The other week we had friends/clients in town for whom Tom is building a house at the Boca. They were interested in hiring a boat to take us upriver to explore the area a bit more. We traveled roughly 4.5 miles upriver and fully enjoyed the peaceful scenery.

Beginning at the Boca, the river is lined with mangroves that are teeming with pelicans and frigate birds. We also saw lots of different wading birds including several kinds of herons and ibises. A few years back, Tom and I even remember seeing a flock of flamingos shrimping at the Boca as well!

Kai standing at the mouth of the river (the “Boca”)

 

View of the mangroves, home to hundreds to birds, including pelicans, frigate birds and herons.

 

 

Perfect setting for peaceful kayaking and bird-watching.

 

As we traveled further up the river, there were fewer birds but LOTS of giant iguanas hanging out in the trees along the banks. Some of these iguanas were at least 3-4 feet in length (sorry the zoom on our camera didn’t adequately capture the impressive iguana scene)!

Tom and Kai looking for giant iguanas.

 

Kai enjoying the river ride in the fishing boat.

 

The mangroves were soon replaced with simple houses as well as farmlands growing corn, onions, peppers, bananas, rice, mangoes, and papayas using pumps to capture river water for irrigation.

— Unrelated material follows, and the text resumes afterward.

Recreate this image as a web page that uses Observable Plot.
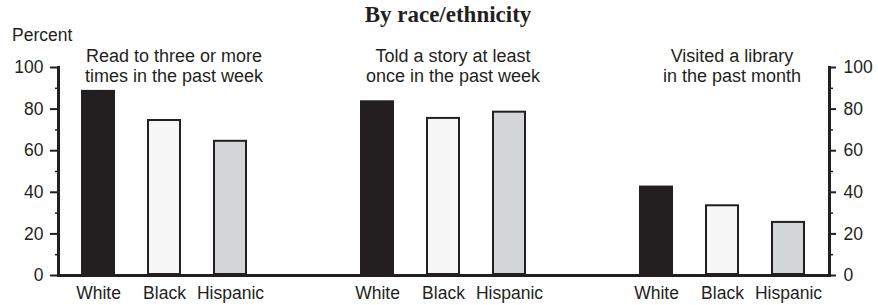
<!DOCTYPE html>
<html>
<head>
<meta charset="utf-8">
<script src="https://cdn.jsdelivr.net/npm/d3@7"></script>
<script src="https://cdn.jsdelivr.net/npm/@observablehq/plot@0.6"></script>
<style>
  html, body { margin: 0; padding: 0; background: #fff; }
  #wrap { position: relative; width: 878px; height: 305px; overflow: hidden; font-family: "Liberation Sans", Arial, sans-serif; color: #231f20; }
  #title { height: 26px; box-sizing: border-box; padding-top: 4px; line-height: 22px; text-align: center; font-family: "Liberation Serif", "Times New Roman", serif; font-weight: bold; font-size: 23px; position: relative; left: 9px; }
  #ylabel { position: absolute; left: 12px; top: 27px; font-size: 17.5px; line-height: 1; }
  svg { display: block; }
</style>
</head>
<body>
<div id="wrap">
  <div id="title">By race/ethnicity</div>
  <div id="ylabel">Percent</div>
  <div id="chart"></div>
</div>
<script>
const groups = [
  "Read to three or more\ntimes in the past week",
  "Told a story at least\nonce in the past week",
  "Visited a library\nin the past month"
];
const races = ["White", "Black", "Hispanic"];
const readValues = [89, 75, 65];
const storyValues = [84, 76, 79];
const libraryValues = [43, 34, 26];
const yTicks = [0, 20, 40, 60, 80, 100];
const yMinorTicks = [10, 30, 50, 70, 90];
const raceColors = ["#231f20", "#f7f7f7", "#d4d5d7"];

const seriesByGroup = [readValues, storyValues, libraryValues];
const data = groups.flatMap((g, i) => races.map((r, j) => ({group: g, race: r, value: seriesByGroup[i][j]})));
const labels = groups.map(g => ({group: g}));

const ink = "#231f20";
const fs = 17.5;
const lfs = 18;

const chart = Plot.plot({
  width: 878,
  height: 279,
  marginTop: 41,
  marginBottom: 30,
  marginLeft: 57,
  marginRight: 48,
  style: {fontFamily: "'Liberation Sans', Arial, sans-serif", fontSize: fs + "px", color: ink, background: "white"},
  fx: {domain: groups, paddingInner: 0.236, paddingOuter: 0, axis: null, label: null},
  x: {domain: races, paddingInner: 0.478, paddingOuter: 0.337, label: null},
  y: {domain: [0, 100], label: null},
  color: {domain: races, range: raceColors},
  marks: [
    Plot.barY(data, {fx: "group", x: "race", y: "value", fill: "race", stroke: ink, strokeWidth: 2, inset: 1}),
    Plot.text(labels, {fx: "group", text: "group", frameAnchor: "top", lineAnchor: "middle", dx: 9, dy: -1.5, fontSize: lfs, lineHeight: 20 / lfs, fill: ink}),
    Plot.axisX({tickSize: 0, tickPadding: 11, fontSize: fs, label: null, fill: ink}),
    Plot.axisY({anchor: "left", ticks: yTicks, tickSize: 8, tickPadding: 7, strokeWidth: 2, fontSize: fs, label: null, stroke: ink, fill: ink}),
    Plot.axisY({anchor: "left", ticks: yMinorTicks, tickSize: 3, tickFormat: () => "", label: null, stroke: ink, strokeWidth: 1.5}),
    Plot.axisY({anchor: "right", ticks: yTicks, tickSize: 6, tickPadding: 8, strokeWidth: 2, fontSize: fs, label: null, stroke: ink, fill: ink}),
    Plot.axisY({anchor: "right", ticks: yMinorTicks, tickSize: 3, tickFormat: () => "", label: null, stroke: ink, strokeWidth: 1.5}),
    Plot.frame({facet: "super", anchor: "left", stroke: ink, strokeWidth: 3}),
    Plot.frame({facet: "super", anchor: "right", stroke: ink, strokeWidth: 3}),
    Plot.frame({facet: "super", anchor: "bottom", stroke: ink, strokeWidth: 3})
  ]
});
document.getElementById("chart").appendChild(chart);
</script>
</body>
</html>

Mangroves turn to small homes fringing the river bank, most with plots of farmland.

 

A few sketchy looking bridges along the way (including one that had long since collapsed).

 

Lots of coconuts, mangoes, bananas/plantains, and papayas are grown along the river banks.

 

 

Many homes along the river have their own simple boats for fishing and river transportation

 

Kai actually smiled at the camera for this one.

 

Back to the San Jacinto side of the Boca at the construction site where Tom is currently building a house.

 

Here is a summary of our track along the river showing the georeferenced locations of where some of the above photos were taken.

 

We enjoyed our morning on the river and left with a better sense for some untapped tourist activities in this area, including kayak rentals and birdwatching tours. There are still many niches like these  to be filled in Coastal Ecuador.